In aortic valve surgery, calcification of the aortic valve leading to aortic stenosis is the predominant lesion, and valve replacement is recognized as the sole curative treatment [4]. In this series, a bioprosthetic valve was used for all patients in the aortic position except for two patients. Although minor anticoagulant-related bleeding occurred in 3 patients early after surgery, there were no valve-related deaths or complications, including reoperation for primary tissue failure. These results suggest that bioprosthetic valves are appropriate in octogenarians, particularly in the aortic position. As postoperative anticoagulant therapy for elderly patients with a bioprosthetic valve, a variety of regimens, a combination of warfarin and an antiplatelet, warfarin alone, an antiplatelet alone, or none, has been described [18]. Among these, the usefulness of antiplatelets after AVR with a bioprosthesis has been recently reported in several papers [19], and a prospective study by Gherli and colleagues [20] showed no significant difference in rates of cerebral ischemic events, major hemorrhages or overall survival between patients who received warfarin for the first 3 months and patients treated with aspirin alone. Considering these results and better quality of life resulting from the avoidance of repeated blood tests and dosage adjustments of warfarin, antiplatelet therapy alone after AVR with a bioprosthesis may be sufficient for octogenarian patients without thromboembolic risk factors. We believe that a further study should be performed to make the decision whether to use anticoagulation or antiplatelet therapy, as well as the duration and level of anticoagulation.
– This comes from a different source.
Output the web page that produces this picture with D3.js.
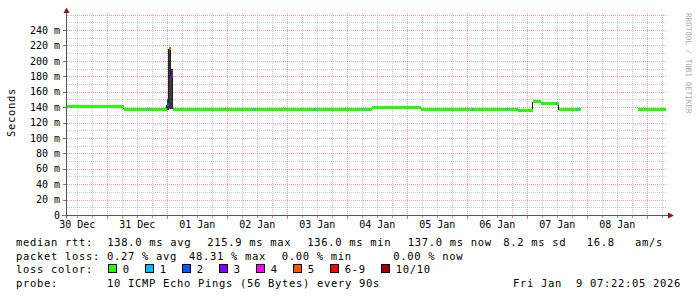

Among 15 patients with mitral valve disease, 7 patients (46.7%) underwent mitral valve repair and 8 (53.2%) received MVR with a bioprosthetic valve. In the elderly, the question of whether to select valve repair or valve replacement is controversial because MVR with a bioprosthetic valve has a high structural deterioration-free rate and does not require anticoagulant therapy, and also allows preservation of left ventricular performance by chordal sparing technique. However, mitral valve replacement was considered to be a significant independent risk factor for mortality, and mitral valve repair had a significantly greater cumulative survival compared with MVR [2]. Based on these results, mitral valve repair should be performed whenever possible, even in octogenarians.

Limitations

The present study has some limitations. It has the general limitations of a retrospective study. In addition, the number of patients was very small, and the total follow-up period in our patients was too short to have meaningful statistical analyses or to reach any definite conclusions, and a further study is recommended because of the heterogeneity of the patients in this study. Selection bias in favor of healthier patients by cardiologists and their subsequent referral to surgery could have skewed results toward better outcomes. Controlling for this bias would be difficult, because a large number of surgeons and cardiologists were involved in the care of these patients, and no information about patients who were not offered surgery was available. Nevertheless, most of these patients were of advanced NYHA functional class and had many other comorbidities, suggesting that this subgroup was not highly selected. Finally, the number of variables in the multivariable analyses was limited owing to statistical restrictions. The use of more covariates can sometimes lead to different conclusions.

Conclusions

Valve surgery can be performed in patients 80 years or older with acceptable mortality, good long-term results, and good quality of life. In our study, urgent operation, preoperative NYHA class IV, perioperative use of IABP and prolonged CPB time, in addition to preoperative renal dysfunction, had a significant effect on operative mortality. We believe that once a cardiac valve disease is diagnosed, early referral for surgery should help to avoid hazardous developments and consequently lead to better postoperative outcomes in patients aged 80 years or older.